I’m fairly sure we’re using the VFD/RSI with just DC +/- input from solar panels, and 3 phase output. I can’t see from the datasheet any sign of a neutral, only an earth connection. Its the 37kW Grundfos RSI if you’re interested

It’s likely to be significant if your wave isn’t a pure sinusoid, which is almost a certainty if it’s coming from d.c. and your VFD. Sidetracking briefly into the details - what is φ: do you count it between zero crossings? I’d suggest the only valid value would come from doing a Fourier analysis on both current and voltage, which would give the amplitude and phase of each harmonic, and then calculating the power in the fundamental and each harmonic component. The definition of power factor is the ratio real power ÷ apparent power, which is easily calculated in the digital world.

I’d forgotten you were running off PV. The resistors need to be low enough so that the presence of the transformer (in parallel with one of them) doesn’t materially move the star point.

But first, I’d continue looking for something that can substitute for the neutral. Have you checked the output voltages to earth? If they are all the same and a sensible value (line-line voltage ÷ √3, then it’s worth connecting the a.c. adapter line-earth and check again. The drive may well see it as an earth fault and object, but if it doesn’t and the voltages remain balanced, then you can probably get away with leaving it there. The transformer primary current is minuscule compared to the 72 A that the drive is capable of.

That’s something for you to judge - I don’t know the ins and outs of what you’re doing, you do.

In my experience just the opposite. I’ve got a 1.5hp single speed, single phase synchronous pool pump and its power factor is very sensitive to mechanical load. When the pump is nicely loaded and everything is running as planned, it sits at about 0.98. When the pump is very lightly loaded (like sucking air) it drops down to about 0.5.

You might even be able to use the measured power factor to tune your VFD to ensure the pump is operating at optimal loading.

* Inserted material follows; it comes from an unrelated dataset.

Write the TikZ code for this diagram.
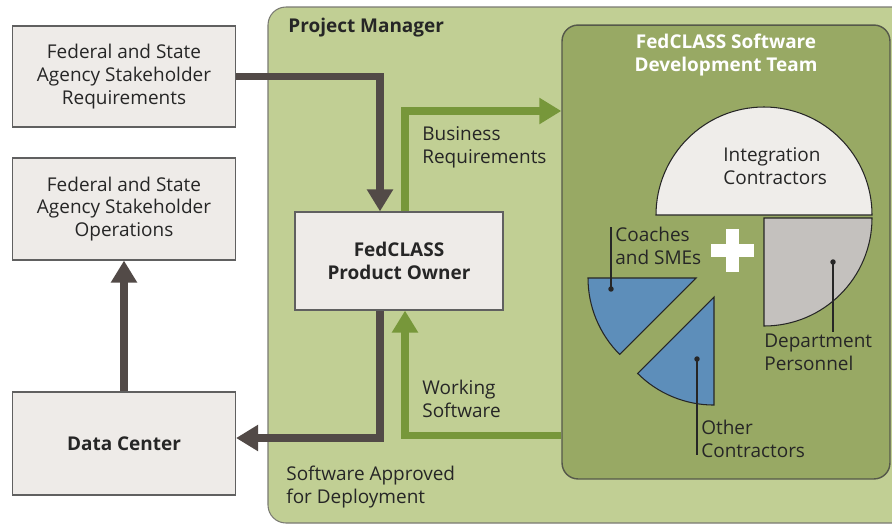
\documentclass[tikz,border=0pt]{standalone}
\usepackage{fontspec}
\setmainfont{Open Sans}
\usepackage{tikz}
\usetikzlibrary{arrows.meta}
\definecolor{pmbg}{HTML}{C1CF94}
\definecolor{pmline}{HTML}{7A7A72}
\definecolor{devbg}{HTML}{98A964}
\definecolor{devline}{HTML}{55584A}
\definecolor{boxbg}{HTML}{EEEBE8}
\definecolor{boxline}{HTML}{606060}
\definecolor{arrdark}{HTML}{524A47}
\definecolor{arrgreen}{HTML}{77973A}
\definecolor{ink}{HTML}{262626}
\definecolor{halfbg}{HTML}{EFEDEA}
\definecolor{quarterbg}{HTML}{C4C1BE}
\definecolor{bluebg}{HTML}{5D8EBA}
\newcommand{\diafont}{\fontsize{10.8pt}{13pt}\selectfont}
\tikzset{
  pmpanel/.style={draw=pmline, fill=pmbg, line width=0.6pt, rounded corners=0.36cm},
  devbox/.style={draw=devline, fill=devbg, line width=0.8pt, rounded corners=0.32cm,
    minimum width=6.56cm, minimum height=9.08cm, inner sep=0pt},
  box/.style={draw=boxline, fill=boxbg, line width=0.7pt, font=\diafont, text=ink,
    align=center, minimum width=4.46cm, inner sep=2pt},
  darkarr/.style={draw=arrdark, line width=4pt, -{Triangle[length=12.5pt,width=14.2pt]}},
  greenarr/.style={draw=arrgreen, line width=4pt, -{Triangle[length=12.5pt,width=14.2pt]}},
  slice/.style={draw=ink, line width=0.6pt},
  leader/.style={draw=ink, line width=0.6pt},
  dot/.style={circle, fill=ink, inner sep=1.1pt},
  lab/.style={font=\diafont, text=ink, inner sep=0pt, align=left, anchor=west},
}
\begin{document}
\begin{tikzpicture}[x=0.02cm,y=-0.02cm]
  \clip (0,0) rectangle (892,525);
  \fill[white] (0,0) rectangle (892,525);

  % project manager panel
  \draw[pmpanel] (268,7) rectangle (940,523);
  \node[lab,font=\diafont\bfseries] (pm) at (288,28) {Project Manager};

  % boxes outside
  \node[box,minimum height=2.02cm] (req) at (124,76.5)
    {Federal and State\\Agency Stakeholder\\Requirements};
  \node[box,minimum height=2.04cm] (ops) at (124,209)
    {Federal and State\\Agency Stakeholder\\Operations};
  \node[box,minimum height=2.06cm,font=\diafont\bfseries] (dc) at (124,443.5) {Data Center};

  % product owner
  \node[box,minimum width=4.16cm,minimum height=1.96cm,font=\diafont\bfseries] (po) at (399,261)
    {FedCLASS\\Product Owner};

  % development team
  \node[devbox] (dev) at (726,252) {};
  \node[font=\diafont\bfseries, text=white, align=center] (devt) at (726,55)
    {FedCLASS Software\\Development Team};

  % arrow lanes
  \coordinate (inx) at (380,0);
  \coordinate (outx) at (405,0);
  \coordinate (brq) at (0,111);
  \coordinate (wsw) at (0,435.5);
  \coordinate (dep) at (0,438);

  \draw[darkarr] (req.east) -| (po.north -| inx);
  \draw[greenarr] (po.north -| outx) |- (dev.west |- brq);
  \draw[greenarr] (dev.west |- wsw) -| (po.south -| outx);
  \draw[darkarr] (po.south -| inx) |- (dc.east |- dep);
  \draw[darkarr] (dc.north) -- (ops.south);

  \node[lab] (brt) at (422,147) {Business\\Requirements};
  \node[lab] (wst) at (422,399) {Working\\Software};
  \node[lab] (sad) at (286,487) {Software Approved\\for Deployment};

  % team pie
  \draw[slice,fill=halfbg] (872,215) arc[start angle=0,end angle=-180,radius=108] -- cycle;
  \draw[slice,fill=quarterbg] (764,218) -- (872,218) arc[start angle=0,end angle=90,radius=108] -- cycle;
  \draw[slice,fill=bluebg] (696,278) -- (588,278) arc[start angle=180,end angle=135,radius=108] -- cycle;
  \draw[slice,fill=bluebg] (714,297) -- (637.6,373.4) arc[start angle=135,end angle=90,radius=108] -- cycle;

  % plus sign
  \fill[white] (710.5,243.5) rectangle (753.5,256.5);
  \fill[white] (725.5,228.5) rectangle (738.5,271.5);

  % slice labels
  \node[lab] (ic) at (723,166) {Integration\\Contractors};
  \node[lab] (cs) at (615,246) {Coaches\\and SMEs};
  \node[lab] (dp) at (764,352.5) {Department\\Personnel};
  \node[lab] (oc) at (701,438.5) {Other\\Contractors};

  \node[dot] (csd) at (611,289) {};
  \node[dot] (dpd) at (833,262) {};
  \node[dot] (ocd) at (697,359) {};
  \coordinate (cse) at (611,227);
  \coordinate (dpe) at (833,332);
  \coordinate (oce) at (697,455);
  \draw[leader] (csd.center) -- (cse);
  \draw[leader] (dpd.center) -- (dpe);
  \draw[leader] (ocd.center) -- (oce);
\end{tikzpicture}
\end{document}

Here are two plots of my pump’s Current signal under various load conditions:

Normal ops, PF around 0.98

Great idea. I’ll try this the next time I’m on site.

Interesting, I am very clearly wrong in my assumptions. Not sure where I got the idea that motors were predictably around 0.8 when operating. Thank you for the graphs too! Definitely cleared that up.

I also just realised I accidentally linked the wrong datasheet above. This is the datasheet for the RSI. The other link was to some pumps I was just looking at (though I should have picked up on the power factors when looking!).

What do you mean by this? Do you mean that from the power factor, I could determine what loading/efficiency the motor is operating at, and then adjust the power being delivered to the pump to try and bring it back to a more efficient operating point? Sounds like an excellent idea, though I’m not sure our VFD can be programmed like that… My understanding is that the RSI has an MPPT to get the maximum power out of the panels, and then a VFD to enable the motor to run at that maximum power (which will likely be less than what the motor is rated for).

Yep, that. They even mention that in the original datasheet:

The operation of this water pump with variable duty
points may be more efficient and economic when
controlled, for example, by the use of a
variable-speed drive that matches the pump duty to
the system.

If there are no batteries involved, and the panels are dedicated to running just this pump, then efficiency probably doesn’t matter much (apart from initial sizing considerations). Once installed and running, you might as well throw all the power you can at it, since it’s free.